> **YOUR OBJECTIVE**: Search the records for "with". Copy every line where it appears.

Stored records:
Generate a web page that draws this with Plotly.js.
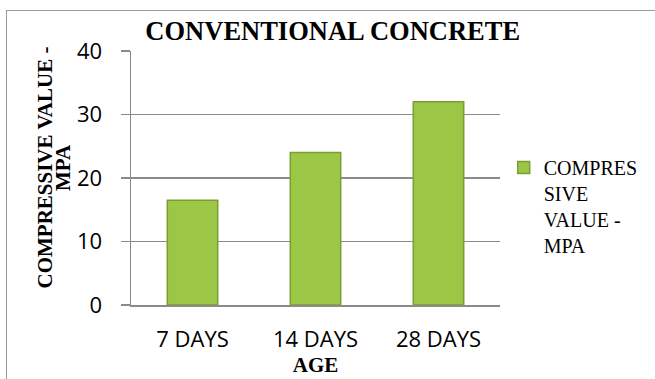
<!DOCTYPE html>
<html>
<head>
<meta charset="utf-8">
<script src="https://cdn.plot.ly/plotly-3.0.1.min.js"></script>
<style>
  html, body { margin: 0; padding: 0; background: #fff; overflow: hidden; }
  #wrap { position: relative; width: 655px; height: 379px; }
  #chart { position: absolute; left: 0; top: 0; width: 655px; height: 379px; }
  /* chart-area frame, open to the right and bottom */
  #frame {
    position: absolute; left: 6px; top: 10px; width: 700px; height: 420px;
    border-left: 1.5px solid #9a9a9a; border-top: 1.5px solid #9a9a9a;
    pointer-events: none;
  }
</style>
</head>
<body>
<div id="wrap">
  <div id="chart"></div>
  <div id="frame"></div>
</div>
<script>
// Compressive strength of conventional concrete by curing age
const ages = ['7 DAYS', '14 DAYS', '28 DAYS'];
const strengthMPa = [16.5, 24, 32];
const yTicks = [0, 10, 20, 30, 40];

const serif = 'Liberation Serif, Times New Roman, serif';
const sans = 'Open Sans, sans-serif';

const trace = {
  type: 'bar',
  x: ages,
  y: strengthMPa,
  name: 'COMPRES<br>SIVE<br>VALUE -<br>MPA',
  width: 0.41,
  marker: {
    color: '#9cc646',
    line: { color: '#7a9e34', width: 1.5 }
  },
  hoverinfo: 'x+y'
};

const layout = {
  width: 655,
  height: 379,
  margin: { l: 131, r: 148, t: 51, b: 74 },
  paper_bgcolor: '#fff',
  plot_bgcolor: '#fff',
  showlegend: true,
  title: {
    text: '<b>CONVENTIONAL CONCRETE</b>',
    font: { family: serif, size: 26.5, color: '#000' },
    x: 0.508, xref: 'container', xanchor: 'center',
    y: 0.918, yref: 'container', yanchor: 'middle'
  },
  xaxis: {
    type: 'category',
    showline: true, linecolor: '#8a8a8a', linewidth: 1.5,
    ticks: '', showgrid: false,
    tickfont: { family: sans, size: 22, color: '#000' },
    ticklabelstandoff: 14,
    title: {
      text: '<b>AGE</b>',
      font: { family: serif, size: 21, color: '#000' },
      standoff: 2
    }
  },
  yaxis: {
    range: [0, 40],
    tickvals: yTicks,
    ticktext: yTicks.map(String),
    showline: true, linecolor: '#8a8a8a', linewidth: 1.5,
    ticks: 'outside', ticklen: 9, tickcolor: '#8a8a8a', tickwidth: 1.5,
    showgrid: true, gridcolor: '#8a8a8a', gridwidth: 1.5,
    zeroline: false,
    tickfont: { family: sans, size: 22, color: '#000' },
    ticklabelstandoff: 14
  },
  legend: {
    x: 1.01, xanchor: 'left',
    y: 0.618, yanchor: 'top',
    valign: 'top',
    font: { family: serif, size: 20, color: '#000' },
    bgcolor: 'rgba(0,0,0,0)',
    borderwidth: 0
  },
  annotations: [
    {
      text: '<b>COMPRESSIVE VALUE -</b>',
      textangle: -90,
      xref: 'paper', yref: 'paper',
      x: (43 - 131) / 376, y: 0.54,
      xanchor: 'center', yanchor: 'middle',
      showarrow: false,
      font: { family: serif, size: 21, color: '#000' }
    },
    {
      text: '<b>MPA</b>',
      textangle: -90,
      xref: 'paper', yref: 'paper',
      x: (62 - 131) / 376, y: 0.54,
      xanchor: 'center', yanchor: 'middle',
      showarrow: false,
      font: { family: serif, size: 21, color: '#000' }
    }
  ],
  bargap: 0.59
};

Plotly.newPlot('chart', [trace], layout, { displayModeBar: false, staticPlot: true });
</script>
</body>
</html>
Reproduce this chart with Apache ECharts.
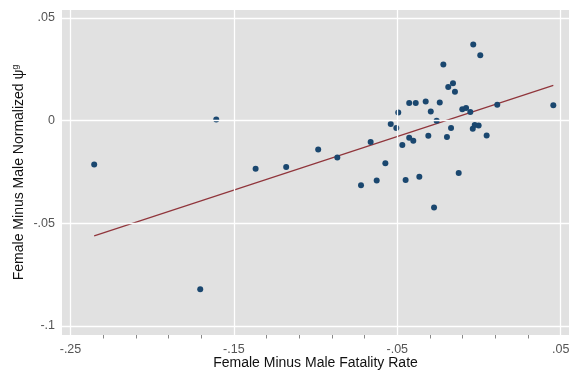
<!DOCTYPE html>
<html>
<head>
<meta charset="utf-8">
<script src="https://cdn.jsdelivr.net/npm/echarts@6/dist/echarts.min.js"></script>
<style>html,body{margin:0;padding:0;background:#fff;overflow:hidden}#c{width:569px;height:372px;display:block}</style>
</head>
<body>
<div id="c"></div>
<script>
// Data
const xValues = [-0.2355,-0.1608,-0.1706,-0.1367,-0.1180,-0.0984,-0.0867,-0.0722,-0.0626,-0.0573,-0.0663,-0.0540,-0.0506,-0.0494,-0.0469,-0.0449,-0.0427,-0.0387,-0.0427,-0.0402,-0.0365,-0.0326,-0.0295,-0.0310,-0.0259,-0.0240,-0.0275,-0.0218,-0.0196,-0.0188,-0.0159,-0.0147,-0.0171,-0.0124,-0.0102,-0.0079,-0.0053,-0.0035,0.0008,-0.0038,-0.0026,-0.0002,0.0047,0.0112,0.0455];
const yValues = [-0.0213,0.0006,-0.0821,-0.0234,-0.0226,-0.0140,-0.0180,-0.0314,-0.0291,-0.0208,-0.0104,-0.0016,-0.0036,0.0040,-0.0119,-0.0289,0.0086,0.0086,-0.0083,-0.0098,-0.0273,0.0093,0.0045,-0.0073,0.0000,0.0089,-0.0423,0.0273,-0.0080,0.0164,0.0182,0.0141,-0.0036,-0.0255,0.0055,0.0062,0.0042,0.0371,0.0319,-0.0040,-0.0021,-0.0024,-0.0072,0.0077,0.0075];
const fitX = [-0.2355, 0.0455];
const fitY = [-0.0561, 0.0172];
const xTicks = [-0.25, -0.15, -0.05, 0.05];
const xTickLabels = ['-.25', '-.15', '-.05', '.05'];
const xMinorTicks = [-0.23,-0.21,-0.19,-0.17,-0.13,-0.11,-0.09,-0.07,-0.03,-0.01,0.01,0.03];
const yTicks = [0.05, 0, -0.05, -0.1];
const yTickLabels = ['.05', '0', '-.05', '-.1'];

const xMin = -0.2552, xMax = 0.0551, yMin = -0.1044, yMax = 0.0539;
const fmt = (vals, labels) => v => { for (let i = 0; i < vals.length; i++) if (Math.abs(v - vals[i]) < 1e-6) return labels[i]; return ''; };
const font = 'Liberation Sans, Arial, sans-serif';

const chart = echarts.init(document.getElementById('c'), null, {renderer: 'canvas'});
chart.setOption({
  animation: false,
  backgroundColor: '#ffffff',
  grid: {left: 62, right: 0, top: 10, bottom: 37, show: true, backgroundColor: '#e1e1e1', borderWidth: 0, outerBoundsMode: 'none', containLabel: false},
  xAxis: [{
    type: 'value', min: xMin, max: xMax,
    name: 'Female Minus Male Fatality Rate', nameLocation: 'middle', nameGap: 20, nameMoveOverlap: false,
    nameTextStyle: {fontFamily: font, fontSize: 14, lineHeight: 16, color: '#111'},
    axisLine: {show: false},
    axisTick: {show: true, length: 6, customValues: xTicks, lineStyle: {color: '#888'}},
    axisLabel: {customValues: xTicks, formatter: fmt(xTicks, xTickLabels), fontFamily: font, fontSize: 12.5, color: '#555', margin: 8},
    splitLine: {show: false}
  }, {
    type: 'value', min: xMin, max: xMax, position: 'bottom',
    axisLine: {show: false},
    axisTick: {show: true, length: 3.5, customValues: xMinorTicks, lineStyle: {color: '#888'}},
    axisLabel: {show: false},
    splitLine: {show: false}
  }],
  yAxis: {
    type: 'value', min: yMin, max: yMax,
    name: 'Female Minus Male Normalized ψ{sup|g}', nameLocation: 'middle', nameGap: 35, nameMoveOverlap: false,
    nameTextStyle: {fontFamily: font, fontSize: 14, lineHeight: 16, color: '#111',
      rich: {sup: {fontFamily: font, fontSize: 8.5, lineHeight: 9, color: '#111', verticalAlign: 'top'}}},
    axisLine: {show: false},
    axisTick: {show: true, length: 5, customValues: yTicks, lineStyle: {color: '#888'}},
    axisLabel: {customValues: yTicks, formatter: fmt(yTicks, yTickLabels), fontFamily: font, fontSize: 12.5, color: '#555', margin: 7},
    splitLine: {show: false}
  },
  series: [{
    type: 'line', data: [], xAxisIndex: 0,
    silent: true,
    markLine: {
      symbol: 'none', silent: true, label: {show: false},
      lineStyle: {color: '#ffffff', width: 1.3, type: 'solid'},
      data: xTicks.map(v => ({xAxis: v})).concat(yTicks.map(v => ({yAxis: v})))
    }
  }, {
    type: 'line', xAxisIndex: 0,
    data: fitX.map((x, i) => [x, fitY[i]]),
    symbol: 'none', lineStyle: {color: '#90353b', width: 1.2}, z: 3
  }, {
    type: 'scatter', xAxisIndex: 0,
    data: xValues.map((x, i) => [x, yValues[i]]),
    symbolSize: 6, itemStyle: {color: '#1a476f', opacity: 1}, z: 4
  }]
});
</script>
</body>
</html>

> **WRITTEN REPLY**:
Generate a web page that draws this with Plotly.js.
Reproduce this chart with Apache ECharts.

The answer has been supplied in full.